Data extract:
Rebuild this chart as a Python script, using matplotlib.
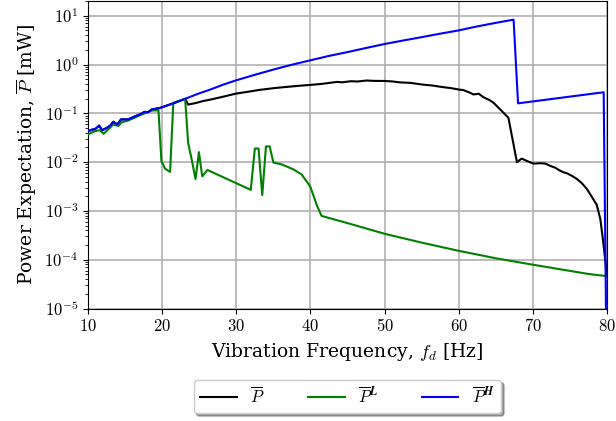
import numpy as np
import matplotlib
matplotlib.use("Agg")
import matplotlib.pyplot as plt
from matplotlib.ticker import FuncFormatter, LogLocator, FixedLocator

# frequency [Hz] and power expectation [mW]
freq_high = [10.0, 10.5, 11.0, 11.5, 11.9, 12.5, 13.0, 13.4, 13.95, 14.45, 15.4, 16.3, 17.2, 17.6, 18.1,
             18.6, 19.7, 21.5, 23.1, 24.8, 26.5, 28.2, 30.0, 32.5, 35.0, 37.5, 40.0, 42.5, 45.1, 47.5,
             50.0, 52.5, 55.1, 57.5, 60.0, 62.3, 64.7, 67.4,
             68.0, 79.55, 80.0]
p_high = [0.043, 0.046, 0.048, 0.056, 0.045, 0.050, 0.056, 0.067, 0.059, 0.075, 0.075, 0.086, 0.098, 0.107, 0.105,
          0.120, 0.129, 0.160, 0.198, 0.250, 0.307, 0.385, 0.475, 0.615, 0.787, 0.99, 1.22, 1.50, 1.81, 2.18,
          2.63, 3.10, 3.66, 4.28, 5.0, 5.95, 7.0, 8.3,
          0.160, 0.27, 1e-7]

freq_mean = [10.0, 10.5, 11.0, 11.5, 11.9, 12.5, 13.0, 13.4, 13.95, 14.45, 15.4, 16.3, 17.2, 17.6, 18.1,
             18.6, 19.7, 21.5, 23.1, 23.5, 24.5, 25.5, 26.5, 28.0, 30.0, 31.5, 33.0, 35.0, 37.0, 39.0,
             40.0, 41.5, 43.6, 44.3, 45.5, 46.3, 47.6, 48.5, 50.0, 51.0, 52.1, 53.5, 55.1, 56.5, 57.8,
             58.85, 60.0, 60.6, 61.5, 62.0, 62.7, 63.3, 63.8, 64.2, 64.7, 65.6, 66.7, 67.85, 68.5,
             69.3, 70.1, 71.0, 71.7, 72.4, 73.0, 73.5, 74.1, 74.6, 75.3, 75.95, 76.6, 77.3, 77.9, 78.4,
             78.6, 79.1, 79.45, 79.9, 80.0]
p_mean = [0.043, 0.046, 0.048, 0.056, 0.045, 0.050, 0.056, 0.067, 0.059, 0.075, 0.075, 0.086, 0.098, 0.107, 0.105,
          0.120, 0.129, 0.160, 0.198, 0.151, 0.162, 0.178, 0.191, 0.215, 0.254, 0.275, 0.300, 0.327, 0.350, 0.372,
          0.382, 0.400, 0.440, 0.432, 0.455, 0.448, 0.470, 0.462, 0.460, 0.450, 0.430, 0.420, 0.388, 0.370, 0.345,
          0.330, 0.307, 0.300, 0.265, 0.243, 0.252, 0.215, 0.198, 0.185, 0.164, 0.120, 0.081, 0.0100, 0.0118,
          0.0104, 0.0093, 0.0095, 0.0093, 0.0083, 0.0077, 0.0069, 0.0062, 0.0059, 0.0052, 0.0045, 0.0037, 0.0028, 0.0020, 0.0015,
          0.00136, 0.00068, 0.00026, 0.000065, 0.00005]

freq_low = [10.0, 10.9, 11.6, 12.1, 13.4, 14.1, 14.5, 15.4, 17.2, 18.6, 19.3, 19.5, 19.9, 20.4, 21.07,
            21.5, 23.1, 23.5, 24.0, 24.5, 24.96, 25.4, 26.1, 31.95, 32.5, 33.0, 33.5, 34.0, 34.5,
            35.0, 36.1, 37.7, 38.8, 39.96, 40.9, 41.5, 45.4, 50.0, 55.0, 60.0, 65.0, 70.0, 77.5, 80.0]
p_low = [0.037, 0.043, 0.045, 0.038, 0.059, 0.055, 0.065, 0.071, 0.094, 0.114, 0.115, 0.118, 0.0105, 0.0073, 0.0063,
         0.164, 0.198, 0.025, 0.011, 0.0045, 0.016, 0.0051, 0.0069, 0.0027, 0.019, 0.019, 0.0021, 0.021, 0.021,
         0.0098, 0.009, 0.0071, 0.0056, 0.0032, 0.00126, 0.00079, 0.00054, 0.00034, 0.000224, 0.000152, 0.000107,
         0.000079, 0.000051, 0.000046]

x_ticks = [10, 20, 30, 40, 50, 60, 70, 80]

plt.rcParams['mathtext.fontset'] = 'cm'
plt.rcParams['font.family'] = 'DejaVu Serif'

fig = plt.figure(figsize=(6.16, 4.21), dpi=100)
ax = fig.add_axes([0.1429, 0.2672, 0.8425, 0.7304])

ax.plot(freq_mean, p_mean, color='black', lw=1.5, label=r'$\overline{P}$', zorder=3)
ax.plot(freq_low, p_low, color='green', lw=1.5, label=r'$\overline{P}^{\boldsymbol{L}}$', zorder=4)
ax.plot(freq_high, p_high, color='blue', lw=1.5, label=r'$\overline{P}^{\boldsymbol{H}}$', zorder=5)

ax.set_yscale('log')
ax.set_xlim(10, 80)
ax.set_ylim(1e-5, 20)
ax.xaxis.set_major_locator(FixedLocator(x_ticks))
ax.xaxis.set_major_formatter(FuncFormatter(lambda v, p: r'$%d$' % v))
ax.yaxis.set_major_locator(LogLocator(base=10, numticks=10))
ax.yaxis.set_minor_locator(LogLocator(base=10, subs=np.arange(2, 10), numticks=10))
ax.yaxis.set_major_formatter(FuncFormatter(lambda v, p: r'$10^{%d}$' % round(np.log10(v))))
ax.tick_params(labelsize=12)
ax.grid(True, which='major', color='#b0b0b0', lw=1.2)
ax.set_axisbelow(True)

ax.set_xlabel(r'Vibration Frequency, $f_d$ [Hz]', fontsize=13.5)
ax.set_ylabel(r'Power Expectation, $\overline{P}$ [mW]', fontsize=13.5)

fig.legend(loc='center', bbox_to_anchor=(0.564, 0.058), ncol=3, fontsize=12,
           shadow=True, fancybox=True, framealpha=1, edgecolor='#cccccc',
           handlelength=2.2, columnspacing=2.6)

fig.savefig('out.png', dpi=100)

Exercise objective:
Write out, word for word, the lines from the start of the data through the one holding "from matplotlib.ticker import". Omit pictures.

Response to the exercise:
Rebuild this chart as a Python script, using matplotlib.
import numpy as np
import matplotlib
matplotlib.use("Agg")
import matplotlib.pyplot as plt
from matplotlib.ticker import FuncFormatter, LogLocator, FixedLocator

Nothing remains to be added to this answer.